Фил Андерсон, один из мудрейших хаоплексологов, высказался по этому поводу. Андерсон, физик, лауреат Нобелевской премии, был ярым сторонником междисциплинарных исследований, таких как заимствование физических теорий для моделирования фондовых рынков.
Но Андерсон предупреждал в своем антиредукционистском манифесте 1972 года «Чем больше, тем лучше», что разные природные явления обычно требуют разных объяснений. «Психология — это не прикладная биология, — писал он, — а биология — не прикладная химия».
Таким образом, Андерсон косо посмотрел на мечту хаоплексологов найти единую теорию сложных вещей, которая разрешит загадку реальности. Эта мечта — иллюзия, сказал мне Андерсон. «Когда человек понимает всё, — сухо сказал он, — он сошел с ума».
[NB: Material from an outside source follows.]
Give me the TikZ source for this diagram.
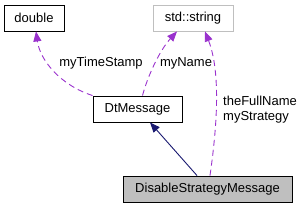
\documentclass[tikz,border=0pt]{standalone}
\usepackage{fontspec}
\setmainfont{Liberation Sans}
\usetikzlibrary{arrows.meta}
\definecolor{edgepurple}{HTML}{9A32CD}
\definecolor{edgenavy}{HTML}{191970}
\definecolor{boxgray}{HTML}{BFBFBF}
\tikzset{
  cls/.style={draw=black,line width=0.9pt,minimum height=26pt,inner sep=0pt,font=\fontsize{13}{15}\selectfont},
  usage/.style={draw=edgepurple,line width=0.9pt,dashed,dash pattern=on 6pt off 4pt,-{Triangle[length=10pt,width=8pt]}},
  inherit/.style={draw=edgenavy,line width=0.9pt,-{Triangle[length=10pt,width=8pt]}},
  lbl/.style={font=\fontsize{13}{15}\selectfont,inner sep=0pt}
}
\begin{document}
\begin{tikzpicture}[x=1pt,y=-1pt]
\useasboundingbox (0,0) rectangle (304,208);

% osztalyok
\node[cls,minimum width=60pt] (double) at (34,18) {double};
\node[cls,draw=boxgray,minimum width=80pt] (string) at (193,18) {std::string};
\node[cls,minimum width=89pt] (dtmsg) at (137.5,109) {DtMessage};
\node[cls,fill=boxgray,minimum width=169pt] (dsm) at (207.5,189) {DisableStrategyMessage};

% tagok
\draw[usage] (dtmsg.north west) .. controls (60,85) and (40,60) .. ([xshift=2pt]double.south);
\draw[usage] ([xshift=5pt]dtmsg.north) .. controls (148,75) and (160,50) .. ([xshift=-16pt]string.south);
\draw[usage] ([xshift=2.5pt]dsm.north) .. controls (218,120) and (220,70) .. ([xshift=12pt]string.south);

% oroklodes
\draw[inherit] ([xshift=-10.5pt]dsm.north) -- ([xshift=12.5pt]dtmsg.south);

% feliratok
\node[lbl] (tslbl) at (101,63) {myTimeStamp};
\node[lbl] (namelbl) at (186,63) {myName};
\node[lbl,anchor=west,align=left] (strlbl) at (223,110) {theFullName\\myStrategy};

\end{tikzpicture}
\end{document}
Но как насчет метаинструмента компьютеров? Разве продолжающийся прогресс в аппаратном и программном обеспечении не меняет всего? Разве удивительные достижения, такие как ChatGPT, не могут приблизить ученых к их цели создания единой теории сложных вещей?
Возможно. Но я предполагаю, что нет. Всё более мощные компьютеры предоставляют исследователям всё больше способов моделирования реальности. Таким образом, компьютеры продвигают плюралистический и даже постмодернистский взгляд на вещи и подрывают веру ученых в то, что все их усилия увенчаются единственным истинным представлением реальности. Вот как я изложил это в «Конце науки»:
«Компьютерное моделирование представляет собой своего рода метареальность, в рамках которой мы можем играть и даже — в ограниченной степени — проверять научные теории. Но она не является реальностью как таковой (хотя многие поклонники упустили из виду это различие). Более того, предоставляя ученым больше возможностей манипулировать различными символами, различными способами для имитации природного явления, компьютеры могут подорвать веру ученых в то, что их теории не просто верны, но истинны, исключительны и абсолютны».
Я написал этот абзац три десятилетия назад. Я не беру этих слов обратно.